Russian-born artist Wassily Kandinsky is credited with the first completely abstract painting, in 1910; he co-founded the avant-garde art collective "The Blue Rider" in Munich in 1911; he was a faculty member of the incredibly influential Bauhaus School from 1922 until its dissolution by the Nazis in 1933; and after that settled in France (Neuilly, near Paris), where among the many visitors to his studio was Joan Miro. Kandinsky and Miro created a visual vocabulary of abstraction that continues unabated today. While Miro's abstract figures look organic, i.e. like living beings, Kandinsky, after working through a progression of styles, ended up with figures that look mechanical, or at least machine-made. "New wave" design of the 1980s owes more than a little debt to Kandinsky's explorations of geometric forms. This tie from the Gallery Collection by Christina Desiree is entitled "Kandinsky -- Black Welft". I can't find a painting with that title; this could be a cross between "Black and Violet" and any one of Kandinsky's later "Compositions" (or "Constructions").
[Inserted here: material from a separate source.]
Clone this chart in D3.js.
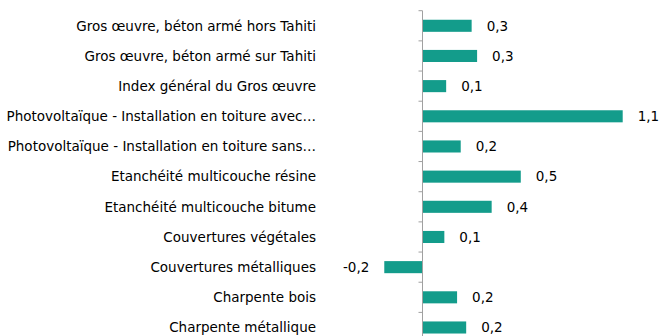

Kandinsky was especially smitten with the circle, of which he wrote:

“The circle is the synthesis of the greatest oppositions. It combines the concentric and the eccentric in a single form and in equilibrium. Of the three primary forms, it points most clearly to the fourth dimension.”

Perhaps he is right; many of my favorite tie designs are composed solely of circles, and will be posted here in weeks to come.

About Christina Desiree I know nothing except that the Gallery Collection of neckties is uniformly excellent; they are a little more lively than the ties made by the major force in art reproduction ties, Boxelder of Milwaukee, but are more difficult to find.